▸ **Your task**:
Set down, exactly as written, only the lines starting with the one that holds "Reproduce this chart with matplotlib." and ending with the one that holds "s.set_linewidth(lw_sp)".

(Entries with chart source code)

*-*-*

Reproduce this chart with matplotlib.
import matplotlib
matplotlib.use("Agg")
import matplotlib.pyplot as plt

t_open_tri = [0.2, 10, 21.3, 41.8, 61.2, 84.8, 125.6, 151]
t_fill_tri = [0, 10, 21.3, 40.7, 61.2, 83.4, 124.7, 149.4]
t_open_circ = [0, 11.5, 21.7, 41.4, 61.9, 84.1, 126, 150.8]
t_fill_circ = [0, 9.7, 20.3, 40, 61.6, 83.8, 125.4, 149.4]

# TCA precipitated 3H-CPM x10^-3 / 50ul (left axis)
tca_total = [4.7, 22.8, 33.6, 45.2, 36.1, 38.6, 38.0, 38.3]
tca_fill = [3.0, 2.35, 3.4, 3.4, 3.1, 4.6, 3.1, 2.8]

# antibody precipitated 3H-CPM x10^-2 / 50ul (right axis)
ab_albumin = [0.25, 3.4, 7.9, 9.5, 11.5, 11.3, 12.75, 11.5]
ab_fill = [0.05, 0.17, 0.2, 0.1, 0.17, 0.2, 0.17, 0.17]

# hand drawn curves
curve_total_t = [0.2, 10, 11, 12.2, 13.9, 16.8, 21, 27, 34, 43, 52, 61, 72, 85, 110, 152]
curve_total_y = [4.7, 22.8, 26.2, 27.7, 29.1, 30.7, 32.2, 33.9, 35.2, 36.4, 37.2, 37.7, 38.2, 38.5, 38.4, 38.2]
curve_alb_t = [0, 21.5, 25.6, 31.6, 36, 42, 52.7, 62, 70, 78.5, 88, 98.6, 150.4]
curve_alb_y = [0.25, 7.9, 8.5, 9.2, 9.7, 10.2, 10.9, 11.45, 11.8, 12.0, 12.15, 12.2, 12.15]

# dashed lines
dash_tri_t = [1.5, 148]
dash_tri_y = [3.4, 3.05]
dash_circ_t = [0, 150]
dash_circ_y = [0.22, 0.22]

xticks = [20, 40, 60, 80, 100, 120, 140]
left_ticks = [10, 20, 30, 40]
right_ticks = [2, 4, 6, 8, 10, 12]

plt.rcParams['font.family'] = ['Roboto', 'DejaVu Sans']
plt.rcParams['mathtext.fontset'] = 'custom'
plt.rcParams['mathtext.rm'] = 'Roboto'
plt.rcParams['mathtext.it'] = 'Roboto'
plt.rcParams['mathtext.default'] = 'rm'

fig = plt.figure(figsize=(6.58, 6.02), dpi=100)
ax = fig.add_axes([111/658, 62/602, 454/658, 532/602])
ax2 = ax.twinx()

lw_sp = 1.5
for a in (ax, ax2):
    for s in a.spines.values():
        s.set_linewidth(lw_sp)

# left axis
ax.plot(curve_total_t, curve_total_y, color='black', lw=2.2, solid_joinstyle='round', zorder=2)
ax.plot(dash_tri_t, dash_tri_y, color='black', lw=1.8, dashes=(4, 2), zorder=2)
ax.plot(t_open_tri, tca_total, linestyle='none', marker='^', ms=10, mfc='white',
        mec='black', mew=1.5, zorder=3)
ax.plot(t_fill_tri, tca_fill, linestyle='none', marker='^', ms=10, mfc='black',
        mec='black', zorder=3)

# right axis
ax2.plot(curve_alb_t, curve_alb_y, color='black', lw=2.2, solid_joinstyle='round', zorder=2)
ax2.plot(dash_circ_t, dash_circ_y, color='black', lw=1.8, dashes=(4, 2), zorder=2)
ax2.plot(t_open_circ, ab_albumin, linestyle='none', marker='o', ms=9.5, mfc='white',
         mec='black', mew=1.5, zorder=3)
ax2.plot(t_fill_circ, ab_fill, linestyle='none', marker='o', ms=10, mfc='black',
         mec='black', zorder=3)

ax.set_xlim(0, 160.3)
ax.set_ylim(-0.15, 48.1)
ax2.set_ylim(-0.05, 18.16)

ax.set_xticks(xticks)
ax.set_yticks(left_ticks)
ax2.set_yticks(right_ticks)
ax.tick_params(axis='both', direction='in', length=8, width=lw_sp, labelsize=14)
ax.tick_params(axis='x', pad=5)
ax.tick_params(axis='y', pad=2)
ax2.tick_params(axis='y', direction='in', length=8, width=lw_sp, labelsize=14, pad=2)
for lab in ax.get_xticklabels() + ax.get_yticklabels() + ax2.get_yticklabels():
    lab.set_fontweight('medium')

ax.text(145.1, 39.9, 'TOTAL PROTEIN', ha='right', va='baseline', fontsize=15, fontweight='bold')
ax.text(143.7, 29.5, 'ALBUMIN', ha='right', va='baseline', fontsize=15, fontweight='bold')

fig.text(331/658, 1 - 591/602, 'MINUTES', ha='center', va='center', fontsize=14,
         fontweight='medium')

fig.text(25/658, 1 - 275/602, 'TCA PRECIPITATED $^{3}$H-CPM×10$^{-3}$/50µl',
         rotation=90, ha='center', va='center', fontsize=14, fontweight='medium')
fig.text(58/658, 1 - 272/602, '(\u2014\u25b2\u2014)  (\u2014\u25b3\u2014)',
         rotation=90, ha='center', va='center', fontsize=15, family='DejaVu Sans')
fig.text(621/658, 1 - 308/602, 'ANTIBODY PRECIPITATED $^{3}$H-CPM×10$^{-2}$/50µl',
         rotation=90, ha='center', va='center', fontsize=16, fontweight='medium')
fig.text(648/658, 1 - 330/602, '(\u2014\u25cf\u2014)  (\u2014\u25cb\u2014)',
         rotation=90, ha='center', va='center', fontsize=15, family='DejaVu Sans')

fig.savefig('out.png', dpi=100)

*-*-*

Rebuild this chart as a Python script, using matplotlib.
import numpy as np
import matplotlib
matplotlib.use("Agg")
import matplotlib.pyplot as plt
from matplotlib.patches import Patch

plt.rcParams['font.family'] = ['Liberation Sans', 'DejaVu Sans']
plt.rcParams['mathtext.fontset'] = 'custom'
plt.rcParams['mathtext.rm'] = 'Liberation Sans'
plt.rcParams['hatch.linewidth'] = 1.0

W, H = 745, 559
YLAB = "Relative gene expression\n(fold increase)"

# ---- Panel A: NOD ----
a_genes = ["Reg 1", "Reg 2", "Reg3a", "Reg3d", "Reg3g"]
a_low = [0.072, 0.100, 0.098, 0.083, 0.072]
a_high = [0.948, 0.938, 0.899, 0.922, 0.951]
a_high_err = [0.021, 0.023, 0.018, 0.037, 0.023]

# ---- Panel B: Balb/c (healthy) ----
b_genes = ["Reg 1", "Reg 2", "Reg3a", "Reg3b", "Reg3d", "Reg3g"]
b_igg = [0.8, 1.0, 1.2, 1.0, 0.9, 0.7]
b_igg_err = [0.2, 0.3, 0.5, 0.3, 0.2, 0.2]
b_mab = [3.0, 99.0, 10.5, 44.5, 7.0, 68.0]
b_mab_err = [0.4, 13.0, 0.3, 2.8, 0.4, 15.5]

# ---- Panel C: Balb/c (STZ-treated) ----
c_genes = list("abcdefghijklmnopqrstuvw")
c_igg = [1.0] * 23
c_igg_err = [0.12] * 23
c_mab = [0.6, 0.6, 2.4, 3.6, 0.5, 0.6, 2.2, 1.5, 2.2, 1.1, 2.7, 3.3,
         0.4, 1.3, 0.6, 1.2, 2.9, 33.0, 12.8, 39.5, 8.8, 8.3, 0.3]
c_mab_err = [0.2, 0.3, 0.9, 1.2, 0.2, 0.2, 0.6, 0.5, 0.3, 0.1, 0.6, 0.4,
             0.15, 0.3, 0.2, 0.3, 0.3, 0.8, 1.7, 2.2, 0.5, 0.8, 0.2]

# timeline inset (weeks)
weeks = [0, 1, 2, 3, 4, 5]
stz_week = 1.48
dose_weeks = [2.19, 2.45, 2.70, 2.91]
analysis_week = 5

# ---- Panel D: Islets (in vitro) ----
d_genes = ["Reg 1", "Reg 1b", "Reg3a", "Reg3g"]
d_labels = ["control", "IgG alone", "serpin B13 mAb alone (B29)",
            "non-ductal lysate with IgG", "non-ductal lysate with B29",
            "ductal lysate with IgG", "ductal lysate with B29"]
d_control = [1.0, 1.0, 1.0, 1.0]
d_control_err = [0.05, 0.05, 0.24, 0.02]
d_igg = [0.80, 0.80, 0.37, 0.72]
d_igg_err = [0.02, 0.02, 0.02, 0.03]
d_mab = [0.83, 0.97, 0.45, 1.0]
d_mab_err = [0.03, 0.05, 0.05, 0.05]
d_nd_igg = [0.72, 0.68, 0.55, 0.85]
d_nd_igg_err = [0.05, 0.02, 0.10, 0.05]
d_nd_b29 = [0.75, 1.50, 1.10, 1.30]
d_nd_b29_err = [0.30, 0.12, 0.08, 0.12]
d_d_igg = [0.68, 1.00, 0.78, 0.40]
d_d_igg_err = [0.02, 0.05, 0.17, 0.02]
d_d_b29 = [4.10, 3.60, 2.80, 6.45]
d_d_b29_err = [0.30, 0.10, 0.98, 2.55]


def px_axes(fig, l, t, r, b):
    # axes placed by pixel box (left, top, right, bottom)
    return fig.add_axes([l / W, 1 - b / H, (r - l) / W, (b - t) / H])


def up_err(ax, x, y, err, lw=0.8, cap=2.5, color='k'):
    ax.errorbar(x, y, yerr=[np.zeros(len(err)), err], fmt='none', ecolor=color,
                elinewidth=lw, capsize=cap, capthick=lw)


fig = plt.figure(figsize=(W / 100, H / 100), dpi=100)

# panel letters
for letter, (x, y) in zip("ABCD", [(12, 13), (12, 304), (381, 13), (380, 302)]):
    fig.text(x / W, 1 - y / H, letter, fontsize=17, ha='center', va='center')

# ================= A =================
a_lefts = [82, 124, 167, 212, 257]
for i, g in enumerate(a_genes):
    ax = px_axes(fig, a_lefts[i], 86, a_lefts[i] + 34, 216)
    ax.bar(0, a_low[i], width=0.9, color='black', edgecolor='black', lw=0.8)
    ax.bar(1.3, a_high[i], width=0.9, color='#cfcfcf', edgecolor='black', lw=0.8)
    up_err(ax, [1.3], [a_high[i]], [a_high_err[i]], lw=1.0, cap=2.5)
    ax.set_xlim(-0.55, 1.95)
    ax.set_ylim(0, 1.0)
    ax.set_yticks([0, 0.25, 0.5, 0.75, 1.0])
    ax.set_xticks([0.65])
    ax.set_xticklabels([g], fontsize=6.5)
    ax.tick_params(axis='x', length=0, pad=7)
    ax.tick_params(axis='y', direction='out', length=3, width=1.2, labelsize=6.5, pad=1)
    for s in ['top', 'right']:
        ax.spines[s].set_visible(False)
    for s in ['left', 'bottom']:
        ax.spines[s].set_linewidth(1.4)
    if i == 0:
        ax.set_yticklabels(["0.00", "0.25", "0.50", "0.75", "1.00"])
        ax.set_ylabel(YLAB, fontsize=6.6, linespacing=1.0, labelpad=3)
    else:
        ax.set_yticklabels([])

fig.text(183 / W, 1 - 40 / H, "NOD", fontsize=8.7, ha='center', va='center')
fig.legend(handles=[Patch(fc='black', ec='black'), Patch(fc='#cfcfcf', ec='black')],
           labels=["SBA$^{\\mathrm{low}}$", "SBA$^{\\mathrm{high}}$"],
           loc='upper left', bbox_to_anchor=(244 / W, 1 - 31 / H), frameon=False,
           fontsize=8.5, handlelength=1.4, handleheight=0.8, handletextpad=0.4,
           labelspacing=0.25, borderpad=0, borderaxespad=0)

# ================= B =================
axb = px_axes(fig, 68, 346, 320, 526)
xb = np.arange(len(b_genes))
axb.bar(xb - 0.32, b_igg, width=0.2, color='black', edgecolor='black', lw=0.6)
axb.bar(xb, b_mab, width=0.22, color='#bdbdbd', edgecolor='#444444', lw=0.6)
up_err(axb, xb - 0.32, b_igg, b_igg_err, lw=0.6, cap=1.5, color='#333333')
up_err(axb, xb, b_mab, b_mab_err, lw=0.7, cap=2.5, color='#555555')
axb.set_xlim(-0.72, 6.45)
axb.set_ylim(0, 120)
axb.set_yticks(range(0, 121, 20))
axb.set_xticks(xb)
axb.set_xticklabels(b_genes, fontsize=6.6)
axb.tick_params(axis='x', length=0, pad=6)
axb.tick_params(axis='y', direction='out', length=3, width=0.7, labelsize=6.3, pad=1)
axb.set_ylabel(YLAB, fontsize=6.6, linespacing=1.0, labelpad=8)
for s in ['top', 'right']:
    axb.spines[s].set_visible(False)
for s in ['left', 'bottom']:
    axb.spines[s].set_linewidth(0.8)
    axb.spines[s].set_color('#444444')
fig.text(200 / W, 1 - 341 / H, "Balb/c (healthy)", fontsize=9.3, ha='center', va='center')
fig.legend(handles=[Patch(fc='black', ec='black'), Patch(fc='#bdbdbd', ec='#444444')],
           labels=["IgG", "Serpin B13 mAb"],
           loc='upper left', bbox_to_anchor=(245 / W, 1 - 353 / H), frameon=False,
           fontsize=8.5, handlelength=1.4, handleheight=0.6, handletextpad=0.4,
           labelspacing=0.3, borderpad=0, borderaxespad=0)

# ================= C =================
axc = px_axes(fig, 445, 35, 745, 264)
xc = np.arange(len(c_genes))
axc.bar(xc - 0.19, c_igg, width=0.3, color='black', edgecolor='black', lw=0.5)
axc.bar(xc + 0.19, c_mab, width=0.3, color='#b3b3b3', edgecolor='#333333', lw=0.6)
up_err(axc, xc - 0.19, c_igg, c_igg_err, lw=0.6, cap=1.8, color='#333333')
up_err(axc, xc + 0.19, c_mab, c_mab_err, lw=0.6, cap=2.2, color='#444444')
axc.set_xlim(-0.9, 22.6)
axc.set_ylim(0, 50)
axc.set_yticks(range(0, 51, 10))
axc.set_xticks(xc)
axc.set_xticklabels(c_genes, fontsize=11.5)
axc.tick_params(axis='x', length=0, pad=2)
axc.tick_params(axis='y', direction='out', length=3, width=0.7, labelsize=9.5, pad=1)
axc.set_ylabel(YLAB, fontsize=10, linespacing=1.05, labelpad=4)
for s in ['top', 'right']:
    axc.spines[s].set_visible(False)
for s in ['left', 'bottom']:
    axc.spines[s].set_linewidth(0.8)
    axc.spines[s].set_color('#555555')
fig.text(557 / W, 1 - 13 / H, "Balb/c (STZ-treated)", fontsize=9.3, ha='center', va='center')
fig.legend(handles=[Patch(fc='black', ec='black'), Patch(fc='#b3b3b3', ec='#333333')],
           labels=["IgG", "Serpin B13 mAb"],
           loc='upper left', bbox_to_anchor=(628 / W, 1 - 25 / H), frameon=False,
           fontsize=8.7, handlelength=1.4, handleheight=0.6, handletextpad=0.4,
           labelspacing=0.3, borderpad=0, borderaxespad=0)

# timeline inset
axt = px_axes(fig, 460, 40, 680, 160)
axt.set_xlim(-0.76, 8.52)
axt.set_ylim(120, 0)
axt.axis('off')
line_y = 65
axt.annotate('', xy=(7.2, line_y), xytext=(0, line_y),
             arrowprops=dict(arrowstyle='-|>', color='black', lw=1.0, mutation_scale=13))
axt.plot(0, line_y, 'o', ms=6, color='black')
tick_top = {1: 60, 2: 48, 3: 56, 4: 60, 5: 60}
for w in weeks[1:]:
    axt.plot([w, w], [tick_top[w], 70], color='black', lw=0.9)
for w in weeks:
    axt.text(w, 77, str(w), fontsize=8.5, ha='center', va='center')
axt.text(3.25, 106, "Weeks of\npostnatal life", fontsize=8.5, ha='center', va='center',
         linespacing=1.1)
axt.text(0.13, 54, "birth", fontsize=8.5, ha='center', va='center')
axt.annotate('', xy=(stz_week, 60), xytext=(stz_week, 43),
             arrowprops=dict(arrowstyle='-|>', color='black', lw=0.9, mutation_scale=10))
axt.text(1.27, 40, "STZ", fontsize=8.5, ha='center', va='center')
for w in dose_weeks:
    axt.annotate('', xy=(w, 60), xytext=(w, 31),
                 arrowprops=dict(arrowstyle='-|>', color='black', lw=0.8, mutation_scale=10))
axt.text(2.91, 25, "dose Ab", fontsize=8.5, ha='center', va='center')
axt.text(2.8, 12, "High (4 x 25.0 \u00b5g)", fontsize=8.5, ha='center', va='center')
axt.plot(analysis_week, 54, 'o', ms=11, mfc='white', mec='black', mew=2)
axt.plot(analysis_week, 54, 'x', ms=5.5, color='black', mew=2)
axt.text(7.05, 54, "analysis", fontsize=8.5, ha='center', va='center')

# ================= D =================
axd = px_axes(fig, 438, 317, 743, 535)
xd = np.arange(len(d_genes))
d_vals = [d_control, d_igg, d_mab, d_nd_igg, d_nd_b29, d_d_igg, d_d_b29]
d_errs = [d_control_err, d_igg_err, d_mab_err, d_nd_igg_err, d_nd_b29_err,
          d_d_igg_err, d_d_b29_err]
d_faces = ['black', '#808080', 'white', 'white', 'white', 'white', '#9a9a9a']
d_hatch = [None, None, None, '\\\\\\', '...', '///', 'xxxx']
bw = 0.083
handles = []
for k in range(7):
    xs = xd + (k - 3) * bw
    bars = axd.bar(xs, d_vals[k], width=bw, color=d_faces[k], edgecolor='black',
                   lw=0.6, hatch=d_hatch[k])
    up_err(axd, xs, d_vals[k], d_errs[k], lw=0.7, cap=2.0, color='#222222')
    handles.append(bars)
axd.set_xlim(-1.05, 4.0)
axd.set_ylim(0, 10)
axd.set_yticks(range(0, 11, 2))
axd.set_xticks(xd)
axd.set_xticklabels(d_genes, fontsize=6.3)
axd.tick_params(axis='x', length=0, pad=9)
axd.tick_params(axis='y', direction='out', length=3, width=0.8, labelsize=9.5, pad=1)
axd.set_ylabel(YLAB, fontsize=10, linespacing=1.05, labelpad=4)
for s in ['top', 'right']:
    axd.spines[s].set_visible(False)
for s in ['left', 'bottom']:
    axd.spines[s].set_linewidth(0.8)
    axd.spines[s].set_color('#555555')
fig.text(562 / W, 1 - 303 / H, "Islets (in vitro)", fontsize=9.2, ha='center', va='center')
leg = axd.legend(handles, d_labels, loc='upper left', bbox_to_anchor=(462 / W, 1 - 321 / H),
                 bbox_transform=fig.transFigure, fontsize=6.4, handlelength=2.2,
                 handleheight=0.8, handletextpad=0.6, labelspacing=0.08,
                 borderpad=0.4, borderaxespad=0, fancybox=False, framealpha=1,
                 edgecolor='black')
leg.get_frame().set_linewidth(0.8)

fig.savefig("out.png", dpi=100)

*-*-*

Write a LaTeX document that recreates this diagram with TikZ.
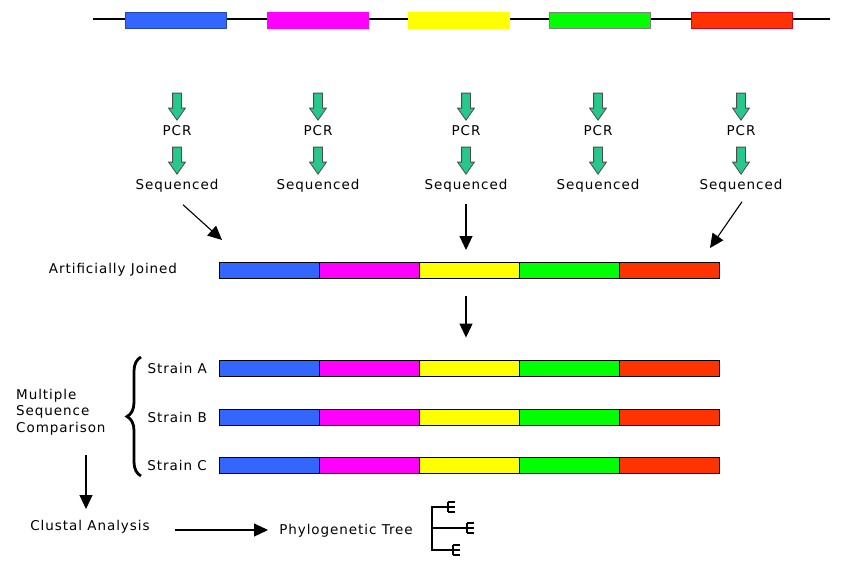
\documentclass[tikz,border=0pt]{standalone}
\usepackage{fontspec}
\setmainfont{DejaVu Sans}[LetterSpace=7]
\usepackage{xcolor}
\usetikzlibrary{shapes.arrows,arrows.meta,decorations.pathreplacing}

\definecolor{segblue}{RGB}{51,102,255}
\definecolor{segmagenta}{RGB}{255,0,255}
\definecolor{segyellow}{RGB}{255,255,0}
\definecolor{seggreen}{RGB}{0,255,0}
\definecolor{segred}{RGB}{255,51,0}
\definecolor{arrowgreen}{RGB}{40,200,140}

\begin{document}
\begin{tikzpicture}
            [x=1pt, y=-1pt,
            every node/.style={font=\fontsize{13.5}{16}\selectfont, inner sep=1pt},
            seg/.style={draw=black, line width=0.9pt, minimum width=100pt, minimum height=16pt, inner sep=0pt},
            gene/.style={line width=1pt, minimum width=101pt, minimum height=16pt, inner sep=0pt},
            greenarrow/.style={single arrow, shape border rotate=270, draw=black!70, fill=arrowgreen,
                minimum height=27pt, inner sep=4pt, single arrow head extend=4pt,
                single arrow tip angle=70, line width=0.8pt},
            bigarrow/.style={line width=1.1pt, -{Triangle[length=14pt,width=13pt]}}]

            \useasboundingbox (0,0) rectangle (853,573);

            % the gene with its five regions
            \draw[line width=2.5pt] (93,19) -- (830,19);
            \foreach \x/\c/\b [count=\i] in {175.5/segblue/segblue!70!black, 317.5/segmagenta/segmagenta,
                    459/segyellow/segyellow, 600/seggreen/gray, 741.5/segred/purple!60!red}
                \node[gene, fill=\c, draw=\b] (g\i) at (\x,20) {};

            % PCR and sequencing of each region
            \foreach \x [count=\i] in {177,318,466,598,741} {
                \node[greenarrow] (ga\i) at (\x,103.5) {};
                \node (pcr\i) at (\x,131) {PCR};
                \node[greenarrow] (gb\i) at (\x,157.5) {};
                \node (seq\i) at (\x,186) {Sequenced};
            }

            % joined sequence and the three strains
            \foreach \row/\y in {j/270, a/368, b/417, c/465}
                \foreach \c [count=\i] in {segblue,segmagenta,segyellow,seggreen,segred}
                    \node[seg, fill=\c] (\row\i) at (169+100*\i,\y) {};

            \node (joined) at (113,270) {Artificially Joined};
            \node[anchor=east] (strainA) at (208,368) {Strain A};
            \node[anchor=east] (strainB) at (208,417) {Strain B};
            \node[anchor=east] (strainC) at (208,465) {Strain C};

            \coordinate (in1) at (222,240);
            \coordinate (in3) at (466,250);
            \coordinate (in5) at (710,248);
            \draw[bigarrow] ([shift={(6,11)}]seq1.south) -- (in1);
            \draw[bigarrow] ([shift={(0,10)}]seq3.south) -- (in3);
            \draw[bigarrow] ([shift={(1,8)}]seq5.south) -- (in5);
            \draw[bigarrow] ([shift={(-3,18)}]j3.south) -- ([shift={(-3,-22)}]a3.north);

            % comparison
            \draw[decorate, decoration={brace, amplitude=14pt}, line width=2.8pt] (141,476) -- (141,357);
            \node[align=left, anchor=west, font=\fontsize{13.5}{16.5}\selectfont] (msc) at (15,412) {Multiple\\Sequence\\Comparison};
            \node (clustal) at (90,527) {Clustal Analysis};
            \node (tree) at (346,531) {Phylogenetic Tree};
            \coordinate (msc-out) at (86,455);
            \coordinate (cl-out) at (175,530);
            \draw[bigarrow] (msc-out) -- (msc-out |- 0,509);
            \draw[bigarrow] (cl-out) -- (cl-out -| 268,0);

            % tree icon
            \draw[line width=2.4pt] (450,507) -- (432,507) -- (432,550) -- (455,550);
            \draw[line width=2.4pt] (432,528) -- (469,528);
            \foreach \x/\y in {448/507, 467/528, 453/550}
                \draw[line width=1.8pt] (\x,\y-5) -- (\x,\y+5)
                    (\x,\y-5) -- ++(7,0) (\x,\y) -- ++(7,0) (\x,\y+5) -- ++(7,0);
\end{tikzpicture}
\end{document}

*-*-*

▸ **Exercise solution**:
Reproduce this chart with matplotlib.
import matplotlib
matplotlib.use("Agg")
import matplotlib.pyplot as plt

t_open_tri = [0.2, 10, 21.3, 41.8, 61.2, 84.8, 125.6, 151]
t_fill_tri = [0, 10, 21.3, 40.7, 61.2, 83.4, 124.7, 149.4]
t_open_circ = [0, 11.5, 21.7, 41.4, 61.9, 84.1, 126, 150.8]
t_fill_circ = [0, 9.7, 20.3, 40, 61.6, 83.8, 125.4, 149.4]

# TCA precipitated 3H-CPM x10^-3 / 50ul (left axis)
tca_total = [4.7, 22.8, 33.6, 45.2, 36.1, 38.6, 38.0, 38.3]
tca_fill = [3.0, 2.35, 3.4, 3.4, 3.1, 4.6, 3.1, 2.8]

# antibody precipitated 3H-CPM x10^-2 / 50ul (right axis)
ab_albumin = [0.25, 3.4, 7.9, 9.5, 11.5, 11.3, 12.75, 11.5]
ab_fill = [0.05, 0.17, 0.2, 0.1, 0.17, 0.2, 0.17, 0.17]

# hand drawn curves
curve_total_t = [0.2, 10, 11, 12.2, 13.9, 16.8, 21, 27, 34, 43, 52, 61, 72, 85, 110, 152]
curve_total_y = [4.7, 22.8, 26.2, 27.7, 29.1, 30.7, 32.2, 33.9, 35.2, 36.4, 37.2, 37.7, 38.2, 38.5, 38.4, 38.2]
curve_alb_t = [0, 21.5, 25.6, 31.6, 36, 42, 52.7, 62, 70, 78.5, 88, 98.6, 150.4]
curve_alb_y = [0.25, 7.9, 8.5, 9.2, 9.7, 10.2, 10.9, 11.45, 11.8, 12.0, 12.15, 12.2, 12.15]

# dashed lines
dash_tri_t = [1.5, 148]
dash_tri_y = [3.4, 3.05]
dash_circ_t = [0, 150]
dash_circ_y = [0.22, 0.22]

xticks = [20, 40, 60, 80, 100, 120, 140]
left_ticks = [10, 20, 30, 40]
right_ticks = [2, 4, 6, 8, 10, 12]

plt.rcParams['font.family'] = ['Roboto', 'DejaVu Sans']
plt.rcParams['mathtext.fontset'] = 'custom'
plt.rcParams['mathtext.rm'] = 'Roboto'
plt.rcParams['mathtext.it'] = 'Roboto'
plt.rcParams['mathtext.default'] = 'rm'

fig = plt.figure(figsize=(6.58, 6.02), dpi=100)
ax = fig.add_axes([111/658, 62/602, 454/658, 532/602])
ax2 = ax.twinx()

lw_sp = 1.5
for a in (ax, ax2):
    for s in a.spines.values():
        s.set_linewidth(lw_sp)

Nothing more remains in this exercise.